I've tried the thread approach long time ago but did not quiet worked. I had the following setups: one app with thread pool set to 100 threads and one app with 1 thread. Starting 200 new processes where each has a single thread was way much more faster than having one with 100 threads. The cpu ussage was lower for threaded, but data processing speed was like 10 times slower than the one with 200 processes (1 thread per app)
Jon McKee 26-Feb-17 3:10am    
You probably don't need to set the threads manually. It defaults to the number of cores and ramps up from there. The default ThreadPool though isn't really meant for long-running or heavily-blocking tasks. My suggestion would be something simple and lightweight that spins up your own Threads or you may want to use Tasks. That being said I still think analyzing the system and determining what exactly is causing the problem is the best idea before any major code changes.
MK-Gii 1-Mar-17 1:39am    
By the way- I've been trying to solve but cant seem to find out why the heck thiskernel time is so high (80%).
I've dones this:
1. starter 100 apps - all good. cpu ussage about 5%.
2. started 20 more - all good. cpu ussage about 5-6%. jumpy
3. started 10 more - after 10 secondskernel time peeked to 80% and kept there.

I used performance monitor to watch DPC time, interupts time and context switches. None of these figures changed. Context switches are at about 20.000/s as it was before when having 100 apps running.
Any thoughts where to look more?
Jon McKee 1-Mar-17 2:11am    
Unfortunately that's a tough question to answer without your code and hardware. I don't have experience with a program with that many processes since I avoid that in design.
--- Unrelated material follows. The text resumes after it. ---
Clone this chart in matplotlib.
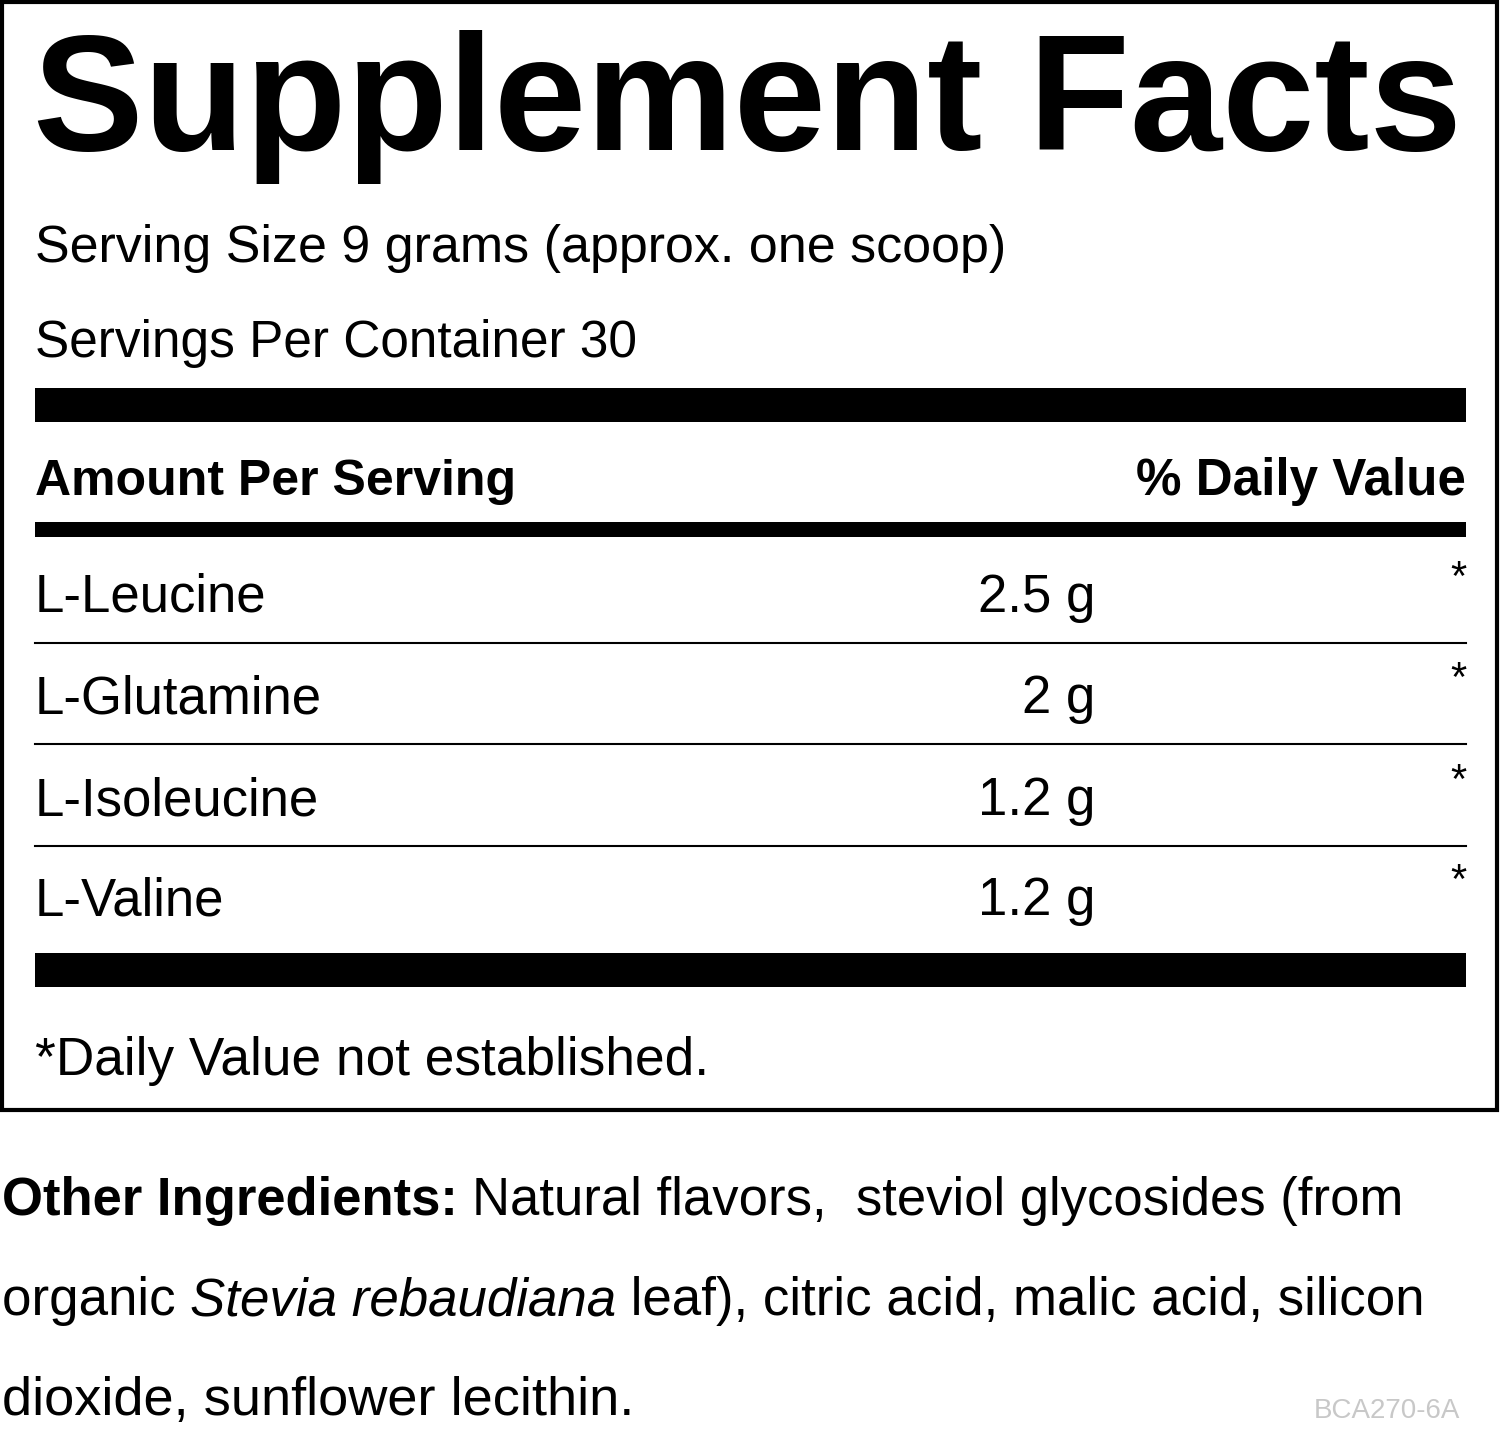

That being said here's what I'm thinking: your processes rarely block. That's an assumption I'm making based on what I've read. You have at minimum 120+ processes all clawing for processor time. CPUs are better designed for blocking tasks. Running >2x the available cores in constantly active processes is going to guarantee context-switches at every opportunity (probably time-slice timeout since I assume your processes are on the same priority). This is gonna eat up processor time with kernel tasks since it needs to both switch the thread context and process context.

Again, I don't have your setup, but from my point of view the program needs a redesign focusing on minimizing processes using AppDomains and threads while possibly (bonus points) minimizing the need on these with the async-await pattern (TAP) where applicable.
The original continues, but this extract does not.